8. Scaramouche (George Sidney, 1952) -- I am pleased to report that two movies on my list -- Scaramouche and Cabin in the Sky -- didn't even make the NY Times list of the 1000 best movies (three if you count my honorable mention for High Society). I take this as a tribute to my unerring good taste. Swashbuckling is one of the things the movies do best, how can you pass up a guy who was born with the gift of laughter and a sense that the world was mad?

9. War and Peace (Sergei Bondarchuk, 1968) -- It would be easy to make a ten best list entirely from movies that did not make the NY Times 1000 Best List (Modern Times, Ivan the Terrible Parts I and II, Rio Bravo, just to name a few). I had put Lawrence of Arabia on my listoriginally, and it's a great spectacle, but I had forgotten the greatest spectacle of all time (so did the NY Times, but I'm making amends for my error). Featuring the entire Russian army, and wonderful acting, and not a slack moment in nearly seven hours of running time.

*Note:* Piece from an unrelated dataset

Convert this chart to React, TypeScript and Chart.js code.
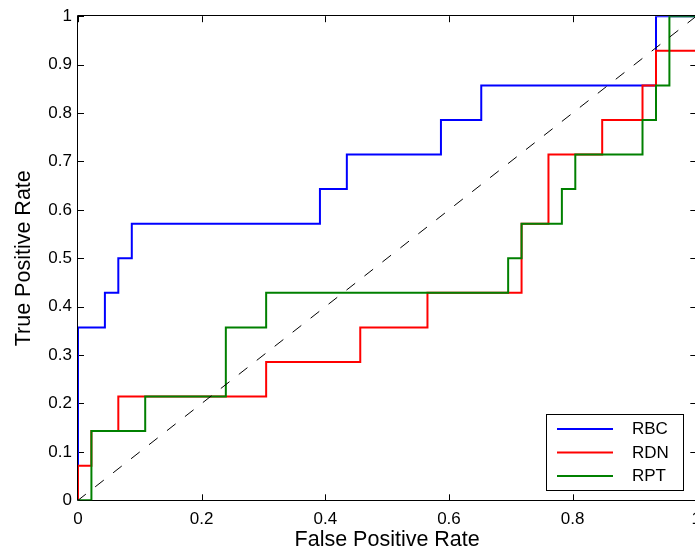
import React, { useEffect, useRef } from "react";
import { Chart, registerables } from "chart.js";

Chart.register(...registerables);

// ROC vertices (false positive rate, true positive rate) for each classifier
const rbcFpr = [0, 0, 0.0435, 0.0435, 0.0652, 0.0652, 0.087, 0.087, 0.3913, 0.3913, 0.4348, 0.4348, 0.587, 0.587, 0.6522, 0.6522, 0.9348, 0.9348, 1];
const rbcTpr = [0, 0.3571, 0.3571, 0.4286, 0.4286, 0.5, 0.5, 0.5714, 0.5714, 0.6429, 0.6429, 0.7143, 0.7143, 0.7857, 0.7857, 0.8571, 0.8571, 1, 1];

const rdnFpr = [0, 0, 0.0217, 0.0217, 0.0652, 0.0652, 0.3043, 0.3043, 0.4565, 0.4565, 0.5652, 0.5652, 0.7174, 0.7174, 0.7609, 0.7609, 0.8478, 0.8478, 0.913, 0.913, 0.9348, 0.9348, 1, 1];
const rdnTpr = [0, 0.0714, 0.0714, 0.1429, 0.1429, 0.2143, 0.2143, 0.2857, 0.2857, 0.3571, 0.3571, 0.4286, 0.4286, 0.5714, 0.5714, 0.7143, 0.7143, 0.7857, 0.7857, 0.8571, 0.8571, 0.9286, 0.9286, 1];

const rptFpr = [0, 0.0217, 0.0217, 0.1087, 0.1087, 0.2391, 0.2391, 0.3043, 0.3043, 0.6957, 0.6957, 0.7174, 0.7174, 0.7826, 0.7826, 0.8043, 0.8043, 0.913, 0.913, 0.9348, 0.9348, 0.9565, 0.9565, 1];
const rptTpr = [0, 0, 0.1429, 0.1429, 0.2143, 0.2143, 0.3571, 0.3571, 0.4286, 0.4286, 0.5, 0.5, 0.5714, 0.5714, 0.6429, 0.6429, 0.7143, 0.7143, 0.7857, 0.7857, 0.8571, 0.8571, 1, 1];

// chance line
const chanceFpr = [0, 1];
const chanceTpr = [0, 1];

const seriesNames = ["RBC", "RDN", "RPT"];
const seriesColors = ["#0000ff", "#ff0000", "#008000"];

const xTickStep = 0.2;
const yTickStep = 0.1;
const xTitle = "False Positive Rate";
const yTitle = "True Positive Rate";

const FONT = '"Liberation Sans", Arial, Helvetica, sans-serif';

const toPoints = (xs: number[], ys: number[]) => xs.map((x, i) => ({ x, y: ys[i] }));

// tick labels without trailing zeros: 0, 0.1, ..., 1
const formatTick = (value: number | string) => String(Math.round(Number(value) * 10) / 10);

// Frame around the plot area with inward tick marks on all four sides
const axesBox = {
  id: "axesBox",
  beforeDatasetsDraw(chart: any) {
    const { ctx, chartArea, scales } = chart;
    const { left, right, top, bottom } = chartArea;
    const tick = 6;
    ctx.save();
    ctx.strokeStyle = "#000";
    ctx.lineWidth = 1;
    ctx.beginPath();
    ctx.rect(Math.round(left) - 0.5, Math.round(top) - 0.5, Math.round(right - left) + 1, Math.round(bottom - top) + 1);
    for (const t of scales.x.ticks) {
      const px = Math.round(scales.x.getPixelForValue(t.value)) + 0.5;
      ctx.moveTo(px, bottom);
      ctx.lineTo(px, bottom - tick);
      ctx.moveTo(px, top);
      ctx.lineTo(px, top + tick);
    }
    for (const t of scales.y.ticks) {
      const py = Math.round(scales.y.getPixelForValue(t.value)) + 0.5;
      ctx.moveTo(left, py);
      ctx.lineTo(left + tick, py);
      ctx.moveTo(right, py);
      ctx.lineTo(right - tick, py);
    }
    ctx.stroke();
    ctx.restore();
  },
};

// Boxed legend in the lower right corner of the plot area
const legendBox = {
  id: "legendBox",
  afterDraw(chart: any) {
    const { ctx, chartArea } = chart;
    const w = 137;
    const h = 76;
    const left = Math.round(chartArea.right - 13.3 - w);
    const top = Math.round(chartArea.bottom - 10.3 - h);
    ctx.save();
    ctx.fillStyle = "#fff";
    ctx.fillRect(left, top, w, h);
    ctx.strokeStyle = "#000";
    ctx.lineWidth = 1;
    ctx.strokeRect(left + 0.5, top + 0.5, w, h);
    ctx.font = `17px ${FONT}`;
    ctx.textBaseline = "middle";
    ctx.textAlign = "left";
    seriesNames.forEach((name, i) => {
      const y = top + 15 + i * 23.5;
      ctx.strokeStyle = seriesColors[i];
      ctx.lineWidth = 2;
      ctx.beginPath();
      ctx.moveTo(left + 11, y);
      ctx.lineTo(left + 67, y);
      ctx.stroke();
      ctx.fillStyle = "#000";
      ctx.fillText(name, left + 86, y + 0.7);
    });
    ctx.restore();
  },
};

export default function App() {
  const canvasRef = useRef<HTMLCanvasElement>(null);

  useEffect(() => {
    const canvas = canvasRef.current;
    if (!canvas) return;
    const chart = new Chart(canvas, {
      type: "line",
      data: {
        datasets: [
          {
            label: seriesNames[0],
            data: toPoints(rbcFpr, rbcTpr),
            borderColor: seriesColors[0],
            borderWidth: 2,
            pointRadius: 0,
            fill: false,
            tension: 0,
            order: 2,
          },
          {
            label: seriesNames[1],
            data: toPoints(rdnFpr, rdnTpr),
            borderColor: seriesColors[1],
            borderWidth: 2,
            pointRadius: 0,
            fill: false,
            tension: 0,
            order: 1,
          },
          {
            label: seriesNames[2],
            data: toPoints(rptFpr, rptTpr),
            borderColor: seriesColors[2],
            borderWidth: 2,
            pointRadius: 0,
            fill: false,
            tension: 0,
            order: 0,
          },
          {
            label: "chance",
            data: toPoints(chanceFpr, chanceTpr),
            borderColor: "#000",
            borderWidth: 1,
            borderDash: [11, 11.8],
            borderDashOffset: 1,
            pointRadius: 0,
            fill: false,
            order: -1,
          },
        ],
      },
      options: {
        animation: false,
        responsive: false,
        devicePixelRatio: 1,
        events: [],
        layout: { padding: { left: 0, top: 13.3, right: 23.7, bottom: 0 } },
        plugins: {
          legend: { display: false },
          tooltip: { enabled: false },
        },
        scales: {
          x: {
            type: "linear",
            min: 0,
            max: 1,
            grid: { display: false, drawTicks: false },
            border: { display: false },
            ticks: {
              stepSize: xTickStep,
              padding: 9,
              color: "#000",
              autoSkip: false,
              maxRotation: 0,
              font: { family: FONT, size: 17 },
              callback: formatTick,
            },
            title: {
              display: true,
              text: xTitle,
              color: "#000",
              font: { family: FONT, size: 21.5 },
              padding: { top: 0, bottom: 4 },
            },
            afterFit: (scale: any) => {
              scale.height = 56.7;
            },
          },
          y: {
            type: "linear",
            min: 0,
            max: 1,
            grid: { display: false, drawTicks: false },
            border: { display: false },
            ticks: {
              stepSize: yTickStep,
              padding: 6,
              color: "#000",
              autoSkip: false,
              font: { family: FONT, size: 17 },
              callback: formatTick,
            },
            title: {
              display: true,
              text: yTitle,
              color: "#000",
              font: { family: FONT, size: 21.5 },
              padding: { top: 11.3, bottom: 0 },
            },
            afterFit: (scale: any) => {
              scale.width = 78;
            },
          },
        },
      },
      plugins: [axesBox, legendBox],
    });
    return () => chart.destroy();
  }, []);

  return (
    <div
      style={{
        position: "fixed",
        left: 0,
        top: 0,
        width: 695,
        height: 557,
        overflow: "hidden",
        background: "#fff",
      }}
    >
      <canvas ref={canvasRef} width={720} height={557} style={{ display: "block", width: 720, height: 557 }} />
    </div>
  );
}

10. The Last Waltz (Martin Scorsese, 1978)
Best concert film ever.




And extras. Anything by Kurosawa, but especially Dersu Uzala: The Hunter and the underrated Dreams. Anything with Errol Flynn, but special mention to Robin Hood, which I'm re-watching now with my 6-year-old grandson, and The Sea Hawk, where Michael Curtiz once again had the benefit of a wonderful screenplay by Howard Koch. Some Hollywood B movies that achieved a level of greatness: Abbott and Costello Meet Frankenstein, Tarzan and his Mate, The Incredible Shrinking Man. Rosselini directing De Sica in Generale Della Rovere. Cagney in Yankee Doodle Dandy. And on that note...my mother thanks you, my father thanks you, my sister thanks you, and I thank you.

I can't think of anyone to pass it along to. Who do I know who has a blog, whom Anny doesn't know? I'm sure I'm forgetting someone. But I'll post this anyway.